Mechanical engineering assistant professor Michael Webber, and Carey King, research associate of the UT Energy Institute, will team up with Jill Kjellsson, engineering and public affairs graduate student to study the energy used by Austin Water at specific times of day in order to maximize efficiency.
Webber, the project leader, said he is pleased with the city’s interest in energy conservation.
“This is unusual for a utility to be this forward-looking, so I want to commend and compliment Austin Water for having the vision that this is important,” Webber said.
Kjellsson began working with Austin Water in the summer of 2012, using data to create hourly energy-use profiles to show what time of day electricity is being used by the city’s water sector.

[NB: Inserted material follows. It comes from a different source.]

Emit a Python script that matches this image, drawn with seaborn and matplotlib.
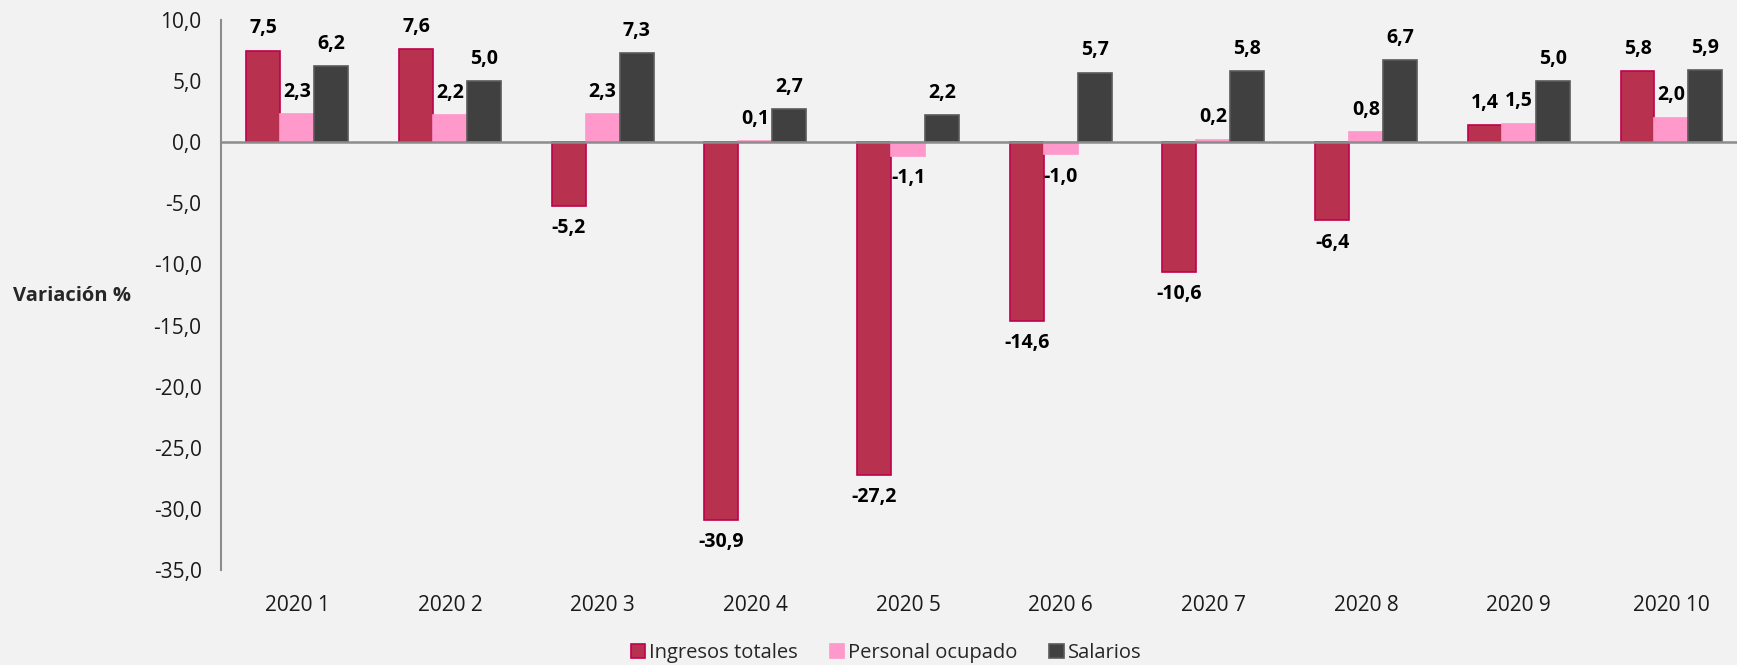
import pandas as pd
import matplotlib.pyplot as plt
import seaborn as sns

# chart values
periodos = ['2020 1', '2020 2', '2020 3', '2020 4', '2020 5',
            '2020 6', '2020 7', '2020 8', '2020 9', '2020 10']
ingresos = [7.5, 7.6, -5.2, -30.9, -27.2, -14.6, -10.6, -6.4, 1.4, 5.8]
personal = [2.3, 2.2, 2.3, 0.1, -1.1, -1.0, 0.2, 0.8, 1.5, 2.0]
salarios = [6.2, 5.0, 7.3, 2.7, 2.2, 5.7, 5.8, 6.7, 5.0, 5.9]
series = ['Ingresos totales', 'Personal ocupado', 'Salarios']
yticks = [10, 5, 0, -5, -10, -15, -20, -25, -30, -35]

df = pd.DataFrame({
    'periodo': periodos * 3,
    'serie': [series[0]] * 10 + [series[1]] * 10 + [series[2]] * 10,
    'valor': ingresos + personal + salarios,
})

sns.set_style('white')
plt.rcParams['font.family'] = ['Open Sans', 'DejaVu Sans']

bg = '#F2F2F2'
colors = ['#B83250', '#FF99CC', '#404040']
edges = ['#C0004D', '#FF99CC', '#5A5A5A']

fig = plt.figure(figsize=(17.37, 6.65), dpi=100, facecolor=bg)
ax = fig.add_axes([0.1272, 0.1429, 0.879, 0.827], facecolor=bg)

sns.barplot(data=df, x='periodo', y='valor', hue='serie', order=periodos,
            hue_order=series, palette=colors, width=0.667, gap=0,
            saturation=1, ax=ax, legend=True)

for cont, ec, vals in zip(ax.containers, edges, [ingresos, personal, salarios]):
    for bar in cont:
        bar.set_edgecolor(ec)
        bar.set_linewidth(1.2)
    labels = [f'{v:.1f}'.replace('.', ',') for v in vals]
    ax.bar_label(cont, labels=labels, padding=9, fontsize=14,
                 fontweight='bold', color='black')

ax.set_xlim(-0.5, 9.5)
ax.set_ylim(-35, 10)
ax.set_yticks(yticks)
ax.set_yticklabels([f'{v:.1f}'.replace('.', ',') for v in yticks])
ax.tick_params(axis='y', length=0, labelsize=15, pad=14, colors='#1A1A1A')
ax.tick_params(axis='x', length=0, labelsize=15, pad=18, colors='#1A1A1A')

for s in ['top', 'right', 'bottom']:
    ax.spines[s].set_visible(False)
ax.spines['left'].set_color('#8C8C8C')
ax.spines['left'].set_linewidth(1.5)
ax.axhline(0, color='#8C8C8C', linewidth=1.8, zorder=3)

ax.set_xlabel('')
ax.set_ylabel('')
fig.text(0.0075, 0.555, 'Variación %', fontsize=14.5, fontweight='bold',
         va='center', ha='left')

handles, lbls = ax.get_legend_handles_labels()
for h, ec in zip(handles, edges):
    h.set_edgecolor(ec)
    h.set_linewidth(1.2)
ax.legend(handles, lbls, loc='center', bbox_to_anchor=(0.51, 0.018),
          bbox_transform=fig.transFigure, ncol=3, frameon=False,
          fontsize=14.5, handlelength=0.7, handleheight=0.7,
          handletextpad=0.2, columnspacing=1.6, borderpad=0)

fig.savefig('out.png', dpi=100, facecolor=bg)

She began working with Webber later that year.
“My plan is to use the research so far to look at ways in which the Austin Water Utility can participate in the power market through demand response and shifting of peak energy use to other times of day,” Kjellsson said.
Kjellsson said there are students in other departments at UT working on optimizing and improving water-treatment technologies.
“The $50,000 will help cover part of the costs associated with graduate research assistant stipends and tuition,” Webber said.
“There are a lot of people who study water and a lot who study energy, but I don’t think there are a lot of people studying how much energy is in water,” Webber said. “Nationally, more energy is used for water than people expect — about 12 percent of energy consumption is water pumping.”
Jill Mayfield, Austin Water’s public information coordinator, said water and energy usage is greatest at night when the water is pumped into the reservoirs to be treated.
Austin Water is the largest energy user in Austin because the water treatment pumps consume so much energy, so the city is constantly looking for ways to reduce its peak energy demand, Mayfield said.
Before the project begins, the agreement must be signed by the assistant city manager and the University’s vice president, said Raj Bhattarai, City of Austin division manager.
“I don’t foresee any complications,” Bhattarai said. “We’ve entered into other contracts with other professors at UT … we do a number of other projects with UT. It should be pretty straight forward, pretty routine.”
In October 2011, the City of Austin switched to a more expensive but renewable energy provider, GreenChoice, which costs about $5 million more than the city’s previous energy provider that used 85 percent more greenhouse gases, Bhattarai said.
“Even a modest saving in energy would be quite substantial for us, so that’s the reason we’re doing this project,” Bhattarai said.
Bhattarai said the contract stipulates Webber and his team will brief Austin Water Utility up to four times each year for the duration of the project.
Webber said the research will benefit not only the City of Austin, but also the students at UT.
“This research report helps UT students understand the energy-water nexus better,” Kjellsson said. “Energy and water are linked in many ways, and this research addresses one of those ways — the energy used to move and treat water and wastewater.”